Atmos. Chem. Phys. Discuss., 12, 11899-11939, 2012
www.atmos-chem-phys-discuss.net/12/11899/2012/
doi:10.5194/acpd-12-11899-2012
© Author(s) 2012. This work is distributed
under the Creative Commons Attribution 3.0 License.
Review Status
This discussion paper has been under review for the journal Atmospheric Chemistry and Physics (ACP). Please refer to the corresponding final paper in ACP.
Chemically-resolved aerosol eddy covariance flux measurements in urban Mexico City during MILAGRO 2006
R. Zalakeviciute1,*, M. L. Alexander2, E. Allwine3, J. L. Jimenez4, B. T. Jobson3, L. T. Molina5, E. Nemitz6, S. N. Pressley3, T. VanReken3, I. M. Ulbrich4, E. Velasco7, and B. K. Lamb3
1Department of Ecology and Evolutionary Biology, Cornell University, Ithaca, NY, USA,
2Pacific Northwest National Laboratory, Richland, WA, USA
3Laboratory for Atmospheric Research, Washington State University, Pullman, WA 99164, USA
4Department of Chemistry & Biochemistry, University of Colorado, Boulder, CO 80309, USA
5Molina Center for Energy and the Environment (MCE2), USA
6Centre for Ecology and Hydrology, Edinburgh, UK
7Center for Environmental Sensing and Modeling, Singapore-MIT Alliance for Research and Technology, Singapore
*formerly at: Washington State University, Pullman, WA 99163, USA

Abstract. As part of the MILAGRO 2006 field campaign, the exchange of atmospheric aerosols with the urban landscape was measured from a tall tower erected in a heavily populated neighborhood of Mexico City. Urban submicron aerosol fluxes were measured using an eddy covariance method with a quadrupole aerosol mass spectrometer during a two week period in March 2006. Nitrate and ammonium aerosol concentrations were elevated at this location near the city center compared to measurements at other urban sites. Significant downward fluxes of nitrate aerosol, averaging −0.2 μg m−2 s−1, were measured during daytime. The urban surface was not a significant source of sulfate aerosols. The measurements also showed that primary organic aerosol fluxes, approximated by hydrocarbon-like organic aerosols (HOA), displayed diurnal patterns similar to CO2 fluxes and anthropogenic urban activities. Overall, 47% of submicron organic aerosol emissions were HOA, 35% were oxygenated (OOA) and 18% were associated with biomass burning (BBOA).

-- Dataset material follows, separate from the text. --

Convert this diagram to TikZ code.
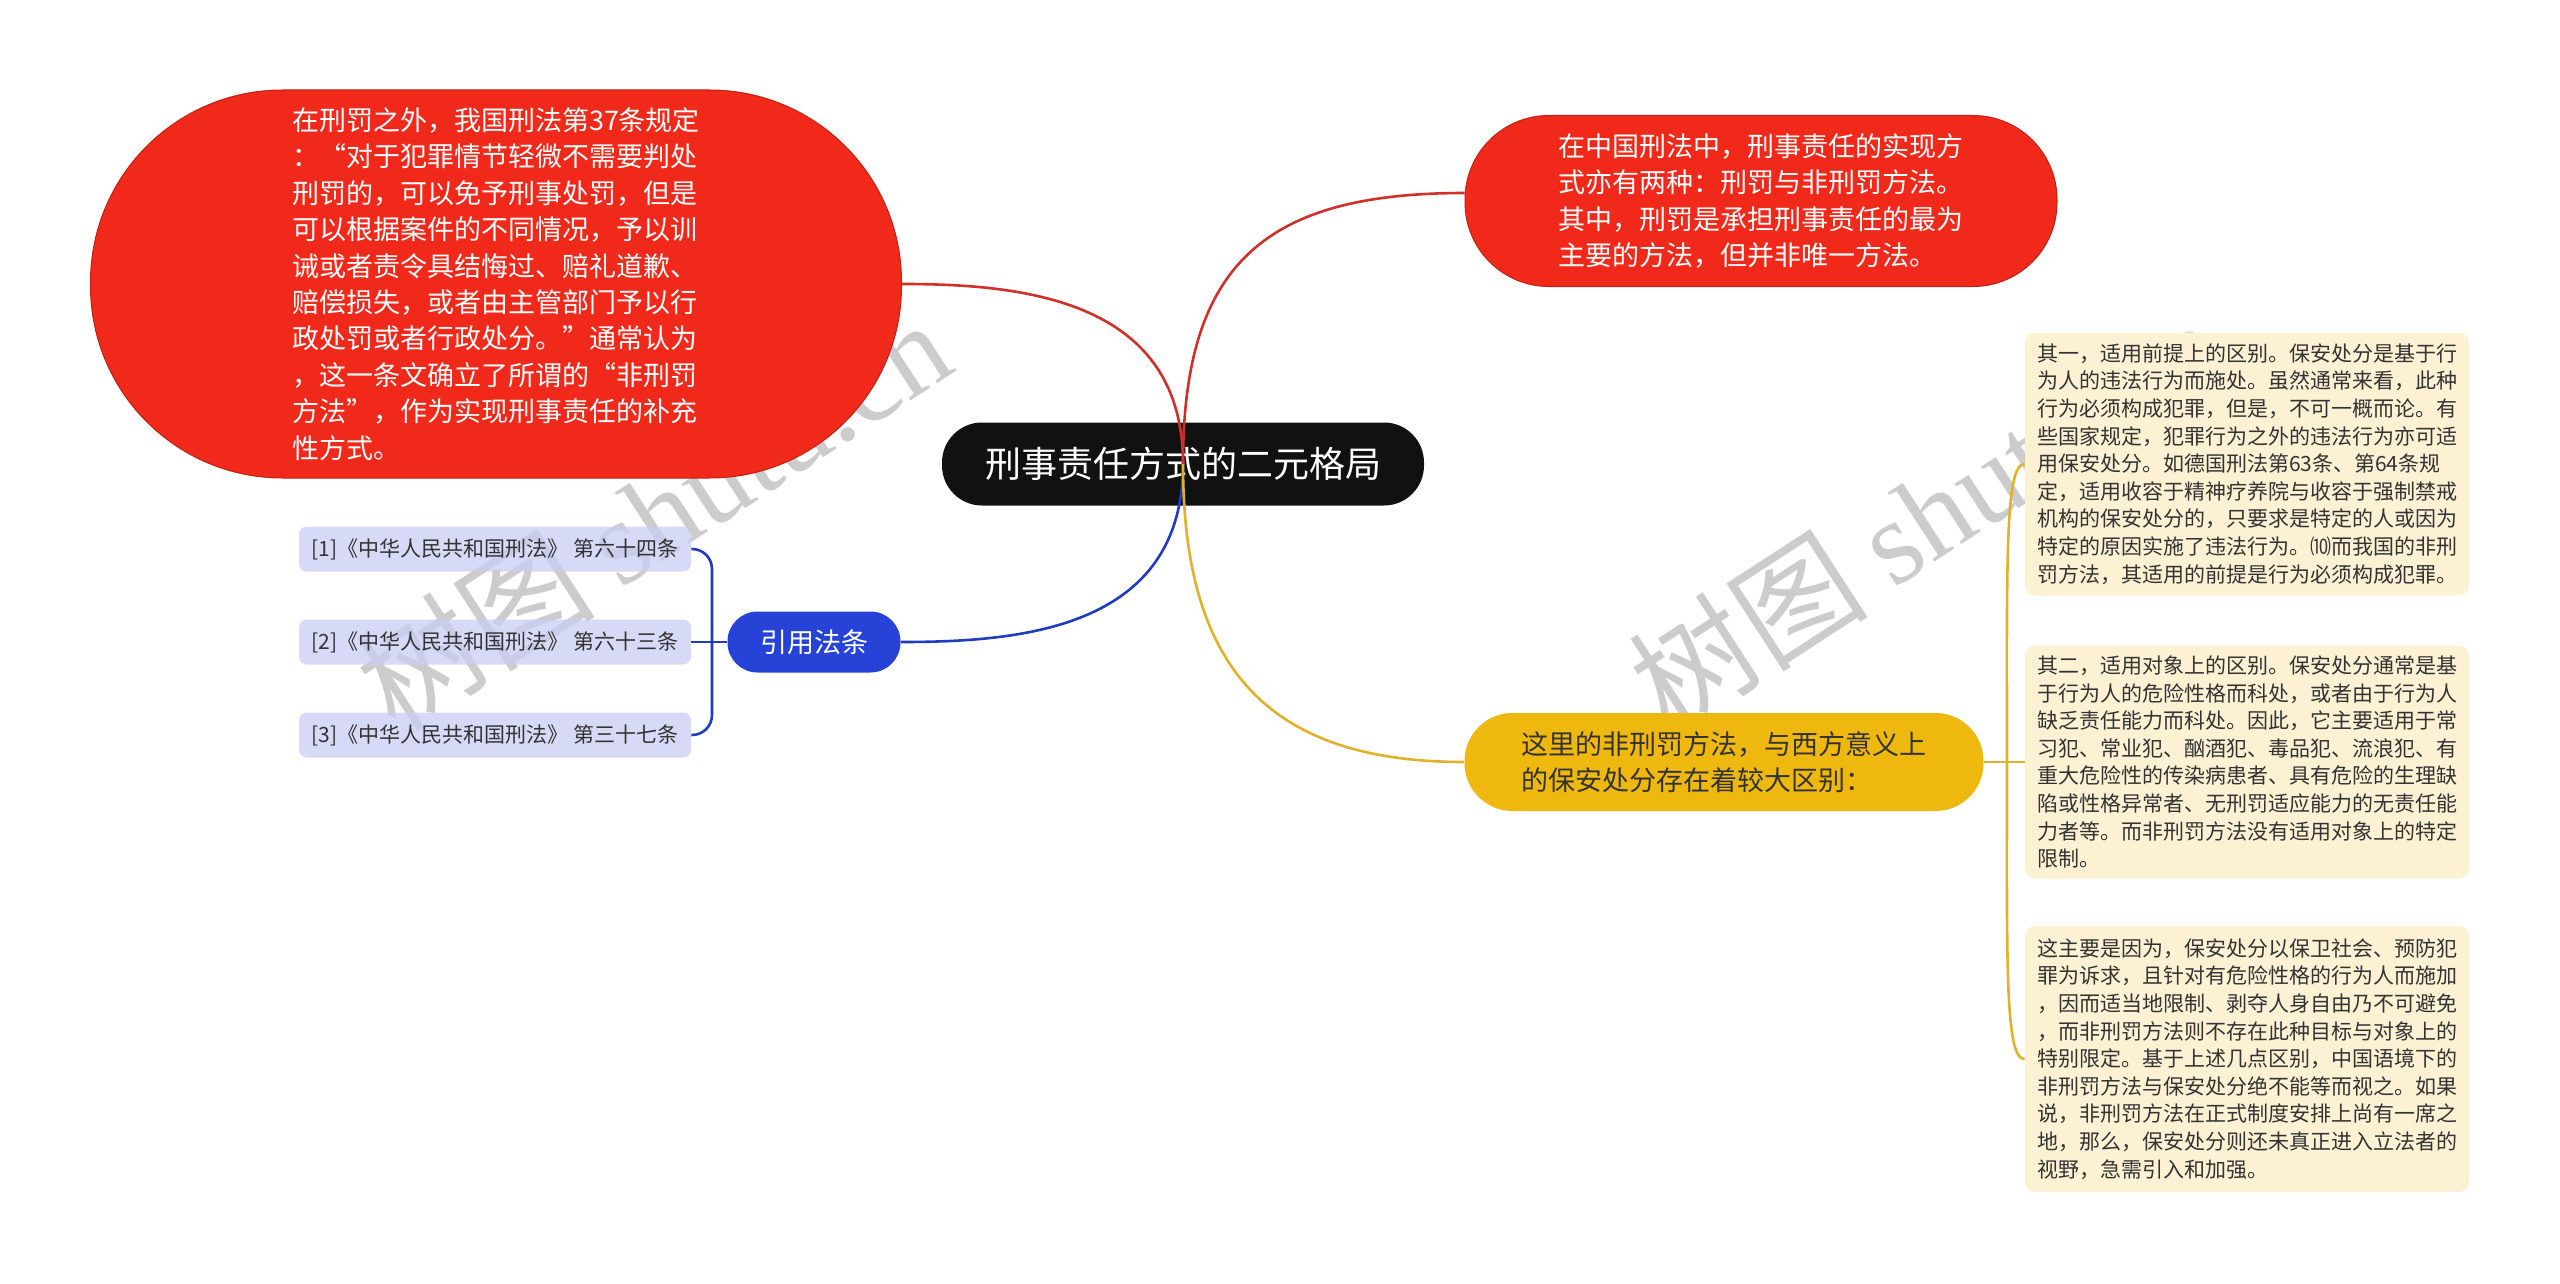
\documentclass[tikz,border=0pt]{standalone}
\usepackage{fontspec}
\setmainfont{Noto Sans CJK SC}
\newfontfamily\wmfont{Liberation Serif}
\usepackage{tikz}

\definecolor{mapred}{HTML}{F0291B}
\definecolor{mapredline}{HTML}{D0302A}
\definecolor{mapblue}{HTML}{2742D6}
\definecolor{mapblueline}{HTML}{1F3CC0}
\definecolor{mapyellow}{HTML}{EEB80E}
\definecolor{mapyellowline}{HTML}{E2B12C}
\definecolor{lavender}{HTML}{CACEF3}
\definecolor{cream}{HTML}{FCF1D3}
\definecolor{rootblack}{HTML}{111111}
\definecolor{inktext}{HTML}{333333}

\begin{document}
\begin{tikzpicture}[x=0.5pt, y=-0.5pt,
    rootnode/.style={fill=rootblack, text=white, rounded corners=20pt, minimum width=241pt, minimum height=41.5pt, inner sep=0pt, font=\fontsize{18}{22}\selectfont},
    rednote/.style={fill=mapred, draw=mapred!80!black, line width=0.5pt, text=white, align=left, inner sep=0pt, font=\fontsize{13.5}{18.2}\selectfont},
    refhub/.style={fill=mapblue, text=white, rounded corners=15pt, minimum width=86.5pt, minimum height=30.5pt, inner sep=0pt, font=\fontsize{13.5}{16}\selectfont},
    refleaf/.style={fill=lavender, fill opacity=0.75, text opacity=1, text=inktext, rounded corners=4pt, minimum width=196pt, minimum height=22.5pt, inner sep=0pt, font=\fontsize{10.5}{13}\selectfont},
    ambernode/.style={fill=mapyellow, text=inktext, rounded corners=24pt, minimum width=259.5pt, minimum height=49pt, align=left, inner sep=0pt, font=\fontsize{13.5}{18.2}\selectfont},
    ambernote/.style={fill=cream, text=inktext, rounded corners=5pt, minimum width=222pt, align=left, inner sep=0pt, font=\fontsize{10.5}{13.8}\selectfont},
    redlink/.style={draw=mapredline, line width=1.3pt},
    bluelink/.style={draw=mapblueline, line width=1.3pt},
    amberlink/.style={draw=mapyellowline, line width=1.3pt},
    watermark/.style={text=black!20, rotate=33, font=\fontsize{60}{60}\selectfont}
]
    % canvas
    \fill[white] (0,0) rectangle (2560,1284);
    \useasboundingbox (0,0) rectangle (2560,1284);

    % watermarks
    \node[watermark] (wm1) at (653,514) {树图 {\wmfont shutu.cn}};
    \node[watermark] (wm2) at (1926,514) {树图 {\wmfont shutu.cn}};

    % root
    \node[rootnode] (root) at (1183,464) {刑事责任方式的二元格局};

    % left red note
    \node[rednote, rounded corners=96pt, minimum width=405.5pt, minimum height=194pt] (penalty) at (496,284)
        {在刑罚之外，我国刑法第37条规定\\：“对于犯罪情节轻微不需要判处\\刑罚的，可以免予刑事处罚，但是\\可以根据案件的不同情况，予以训\\诫或者责令具结悔过、赔礼道歉、\\赔偿损失，或者由主管部门予以行\\政处罚或者行政处分。”通常认为\\，这一条文确立了所谓的“非刑罚\\方法”，作为实现刑事责任的补充\\性方式。};

    % top right red note
    \node[rednote, rounded corners=42pt, minimum width=296pt, minimum height=85.5pt] (dual) at (1761,201)
        {在中国刑法中，刑事责任的实现方\\式亦有两种：刑罚与非刑罚方法。\\其中，刑罚是承担刑事责任的最为\\主要的方法，但并非唯一方法。};

    % law references
    \node[refhub] (lawref) at (814,642) {引用法条};
    \node[refleaf] (cite1) at (495,549) {[1]《中华人民共和国刑法》 第六十四条};
    \node[refleaf] (cite2) at (495,642) {[2]《中华人民共和国刑法》 第六十三条};
    \node[refleaf] (cite3) at (495,735) {[3]《中华人民共和国刑法》 第三十七条};
    \coordinate (bj) at (712,642);

    % yellow branch
    \node[ambernode] (diff) at (1724,762) {这里的非刑罚方法，与西方意义上\\的保安处分存在着较大区别：};
    \node[ambernote, minimum height=131.5pt] (note1) at (2247,464)
        {其一，适用前提上的区别。保安处分是基于行\\为人的违法行为而施处。虽然通常来看，此种\\行为必须构成犯罪，但是，不可一概而论。有\\些国家规定，犯罪行为之外的违法行为亦可适\\用保安处分。如德国刑法第63条、第64条规\\定，适用收容于精神疗养院与收容于强制禁戒\\机构的保安处分的，只要求是特定的人或因为\\特定的原因实施了违法行为。⑽而我国的非刑\\罚方法，其适用的前提是行为必须构成犯罪。};
    \node[ambernote, minimum height=116.5pt] (note2) at (2247,762)
        {其二，适用对象上的区别。保安处分通常是基\\于行为人的危险性格而科处，或者由于行为人\\缺乏责任能力而科处。因此，它主要适用于常\\习犯、常业犯、酗酒犯、毒品犯、流浪犯、有\\重大危险性的传染病患者、具有危险的生理缺\\陷或性格异常者、无刑罚适应能力的无责任能\\力者等。而非刑罚方法没有适用对象上的特定\\限制。};
    \node[ambernote, minimum height=133pt] (note3) at (2247,1059)
        {这主要是因为，保安处分以保卫社会、预防犯\\罪为诉求，且针对有危险性格的行为人而施加\\，因而适当地限制、剥夺人身自由乃不可避免\\，而非刑罚方法则不存在此种目标与对象上的\\特别限定。基于上述几点区别，中国语境下的\\非刑罚方法与保安处分绝不能等而视之。如果\\说，非刑罚方法在正式制度安排上尚有一席之\\地，那么，保安处分则还未真正进入立法者的\\视野，急需引入和加强。};
    \coordinate (yj) at (2007,762);

    % main links
    \draw[redlink] (penalty.east) .. controls +(120,0) and +(0,-165) .. (root.center);
    \draw[redlink] (root.center) .. controls +(0,-200) and +(-200,0) .. ([yshift=4pt]dual.west);
    \draw[bluelink] (lawref.east) .. controls +(120,0) and +(0,165) .. (root.center);
    \draw[amberlink] (root.center) .. controls +(0,200) and +(-200,0) .. (diff.west);

    % blue bracket
    \draw[bluelink] (lawref.west) -- (cite2.east);
    \draw[bluelink, rounded corners=10pt] (cite1.east) -| (bj) |- (cite3.east);

    % yellow bracket
    \draw[amberlink] (diff.east) -- (note2.west);
    \draw[amberlink] (yj) .. controls +(0,-200) and +(-20,0) .. (note1.west);
    \draw[amberlink] (yj) .. controls +(0,200) and +(-20,0) .. (note3.west);
\end{tikzpicture}
\end{document}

Organic aerosol fluxes were bi-directional, but on average HOA fluxes were 0.09 μg m−2 s−1, OOA fluxes were −0.002 μg m−2 s−1, and BBOA fluxes were −0.03 μg m−2 s−1. The average diurnal flux results showed that the 2006 gridded emissions inventory of Mexico City underestimates mid-day and evening rush hour emissions of submicron aerosols for the monitored neighborhood, but averaged daily, the emission inventory and flux measurements for this location were in close agreement.

Citation: Zalakeviciute, R., Alexander, M. L., Allwine, E., Jimenez, J. L., Jobson, B. T., Molina, L. T., Nemitz, E., Pressley, S. N., VanReken, T., Ulbrich, I. M., Velasco, E., and Lamb, B. K.: Chemically-resolved aerosol eddy covariance flux measurements in urban Mexico City during MILAGRO 2006, Atmos. Chem. Phys. Discuss., 12, 11899-11939, doi:10.5194/acpd-12-11899-2012, 2012.